The breeze was freshening a little, but it was still warm. He headed south past Josey’s restaurant. On his left, a chain was strung across the track that climbed to the little airstrip which had once played host to a winter passenger schedule between Entry Island and Havre aux Maisons. The short stretch of runway where Cowell had habitually landed his single-engined aircraft and picked up his Range Rover. The plane was still there, sitting on the tarmac.
At the top of the slope the road cut inland and he followed it up to the Anglican church. A plain white building of clapboard siding with green trim around small arched windows. It stood on the hill with a panoramic view extending west. A huge white cross, held in place against powerful winds by steel cables, cast its shadow across the graveyard.

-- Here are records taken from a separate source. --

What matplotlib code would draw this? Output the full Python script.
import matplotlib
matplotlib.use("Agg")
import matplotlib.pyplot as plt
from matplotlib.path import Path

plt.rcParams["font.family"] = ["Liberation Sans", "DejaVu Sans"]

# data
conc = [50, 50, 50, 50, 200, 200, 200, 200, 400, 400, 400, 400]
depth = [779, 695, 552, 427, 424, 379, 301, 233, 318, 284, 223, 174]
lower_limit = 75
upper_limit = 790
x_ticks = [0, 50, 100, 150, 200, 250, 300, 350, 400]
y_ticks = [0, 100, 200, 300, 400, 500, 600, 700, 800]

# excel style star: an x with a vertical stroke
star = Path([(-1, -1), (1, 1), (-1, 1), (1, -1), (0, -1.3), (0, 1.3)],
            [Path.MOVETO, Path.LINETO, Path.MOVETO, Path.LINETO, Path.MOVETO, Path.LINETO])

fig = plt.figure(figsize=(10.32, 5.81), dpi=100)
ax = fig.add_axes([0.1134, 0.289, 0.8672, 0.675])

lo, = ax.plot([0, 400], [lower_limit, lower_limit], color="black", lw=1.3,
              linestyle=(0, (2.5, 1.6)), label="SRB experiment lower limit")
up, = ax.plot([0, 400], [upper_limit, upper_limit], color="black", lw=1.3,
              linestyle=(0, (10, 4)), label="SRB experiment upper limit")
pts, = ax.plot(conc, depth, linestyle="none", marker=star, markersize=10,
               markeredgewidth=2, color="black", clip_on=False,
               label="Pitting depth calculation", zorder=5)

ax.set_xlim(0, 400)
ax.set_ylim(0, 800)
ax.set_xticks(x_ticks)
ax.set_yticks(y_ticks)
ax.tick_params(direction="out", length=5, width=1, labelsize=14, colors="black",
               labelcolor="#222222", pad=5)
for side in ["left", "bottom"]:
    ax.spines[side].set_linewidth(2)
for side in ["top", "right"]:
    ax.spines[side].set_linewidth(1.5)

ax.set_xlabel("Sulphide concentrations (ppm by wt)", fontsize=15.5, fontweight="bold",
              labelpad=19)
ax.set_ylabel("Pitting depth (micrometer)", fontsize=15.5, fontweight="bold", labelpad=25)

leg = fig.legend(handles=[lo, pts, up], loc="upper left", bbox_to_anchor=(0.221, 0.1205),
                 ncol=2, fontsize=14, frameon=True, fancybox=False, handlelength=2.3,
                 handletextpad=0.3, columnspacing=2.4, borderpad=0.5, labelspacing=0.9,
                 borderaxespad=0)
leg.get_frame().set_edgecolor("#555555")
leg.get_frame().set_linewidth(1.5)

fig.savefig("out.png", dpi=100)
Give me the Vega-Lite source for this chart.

Sime opened the gate and walked past a ship’s bell on a rusted metal mounting to wander among the headstones in the late-afternoon sunshine. Rifleman Arthur E. McLean; Curtis Quinn; Dickson, infant son of Leonard and Joyce. Some of them dated back decades. Others were more recent. But those who had staked their claim to a place here on the slopes of Entry Island were unlikely to be joined by too many more of their fellow islanders as the population dwindled towards extinction.
Sime’s shadow fell across an old, weather-worn headstone that stood no more than eighteen inches high and leaned at a slight angle in the grass. He was barely able to make out the name McKay, and he crouched down to brush away more than a century’s accumulation of algae and lichen. Kirsty McKay, he read. Daughter of Alasdair and Margaret. Died August 5th, 1912, aged 82 . Kirsty’s great-great-great-grandmother. It had to be. The old lady whose photograph he had seen in the album started by Kirsty’s mother. He tried to recall her face, but the detail was gone. There was just an impression left in his mind of a time when people of a certain generation all seemed to look the same. Perhaps the homogenising effect of a popular hairstyle, or a fashion in clothes and hats. Or the limitations of those early cameras. The black, white and sepia prints, the poor lighting. Too dark or too light, too much contrast or too little.
Whatever it was, Sime found something sad in stumbling across the old lady’s grave like this. An image in a photo album perpetuates the illusion of life. Long after death, a smile or a frown lingers on. But a hole in the ground, with a stone marking the place where your head has been laid, is for eternity. He placed his hand on the stone. It was cool against his skin, and he felt the strangest sense of affinity with the old woman whose bones lay beneath him. As if somehow she made a bridge between his past and his present. Between him and her great-great-great-granddaughter.